LFRG special session 3/16 - Masa Yamada

Speaker: Masa Yamada (University of Kyoto/University of Chicago)
Date/Time: 3/16 (Friday) 3:30-5 pm (Note unusual time)
Location: 32-D831
Title: Reciprocal and Pluraction in Japanese

Abstract:

Numerous languages employ a morpheme that signals plurality, distributivity, or pluractionality to describe real world reciprocal situations. The Japanese verbal suffix -aw has reciprocal and non-reciprocal pluraction uses, but the previous studies only focus on the former use.

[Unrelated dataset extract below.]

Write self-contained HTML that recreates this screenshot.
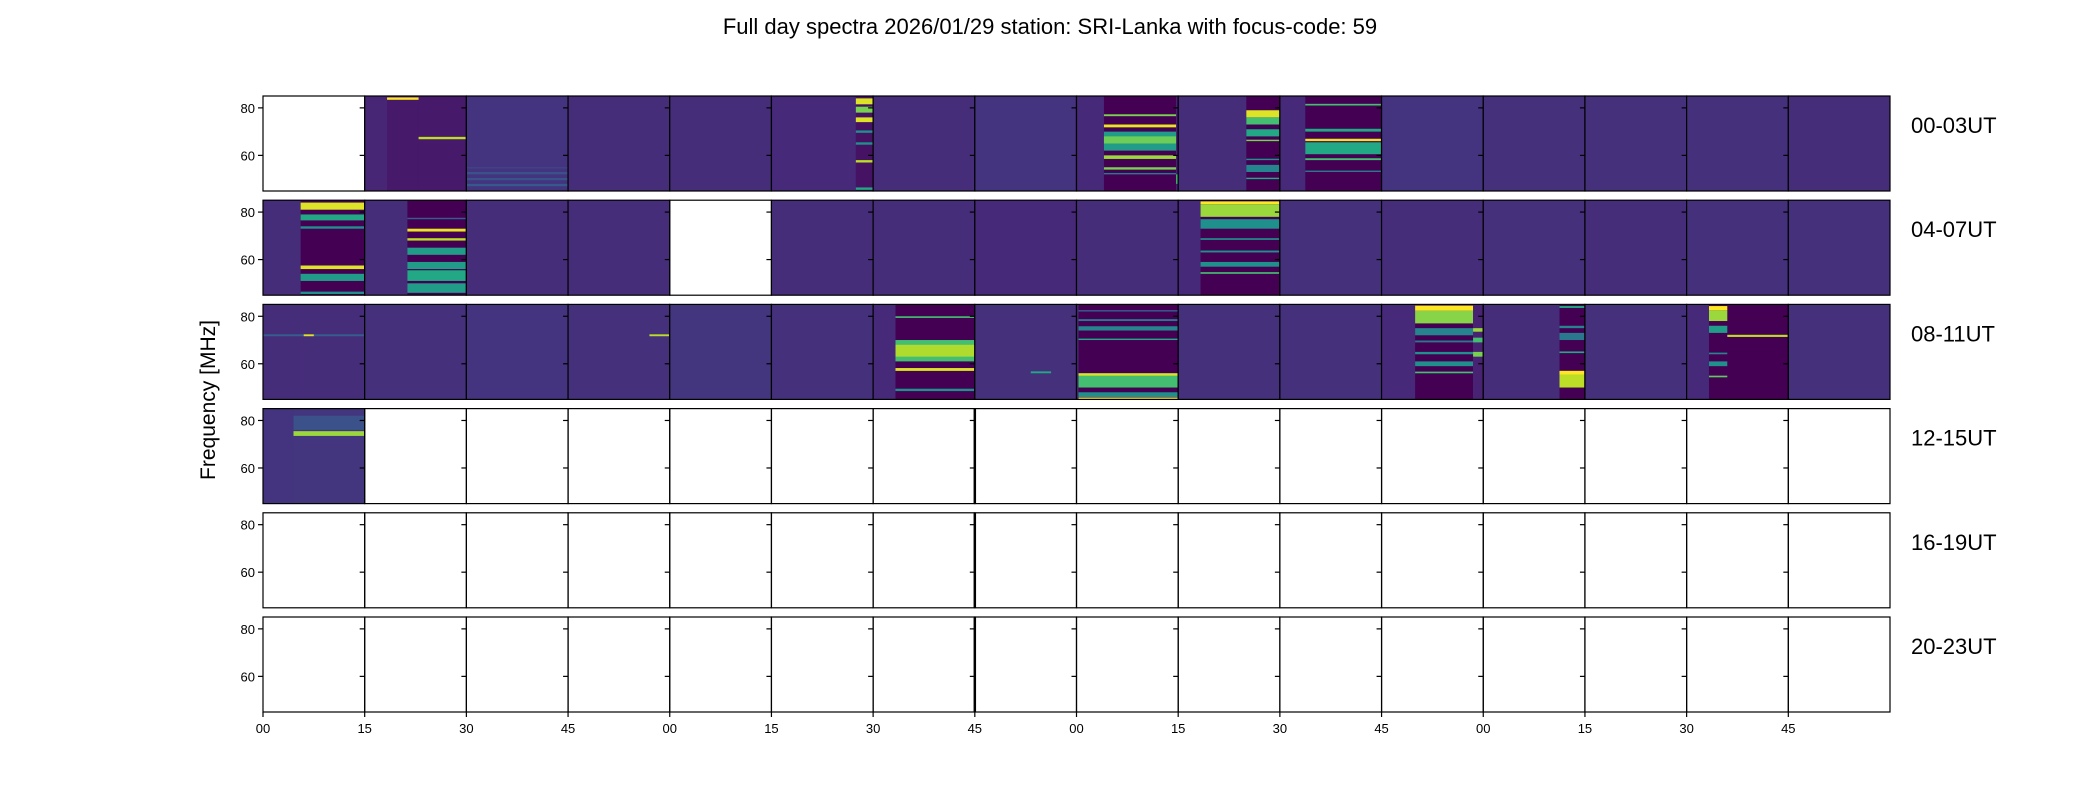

I will propose two type-shift variants for the lexical meaning of the suffix and argue that the two uses are due to some sort of structural ambiguity in the verbal projection. When it combines with a semantic transitive predicate (i.e. a relation between two individuals), the canonical reciprocal interpretation obtains; when it combines with a semantic intransitive predicate (i.e. a property of individual, a context sensitive pluraction meaning results. I will also demonstrate that the proposed analysis of the verbal reciprocal correctly captures its interaction with other verbal suffixes such as causative and applicative. This is a formal case study of the widely observed phenomenon of (seemingly) polysemy of a linguistic reciprocal expression.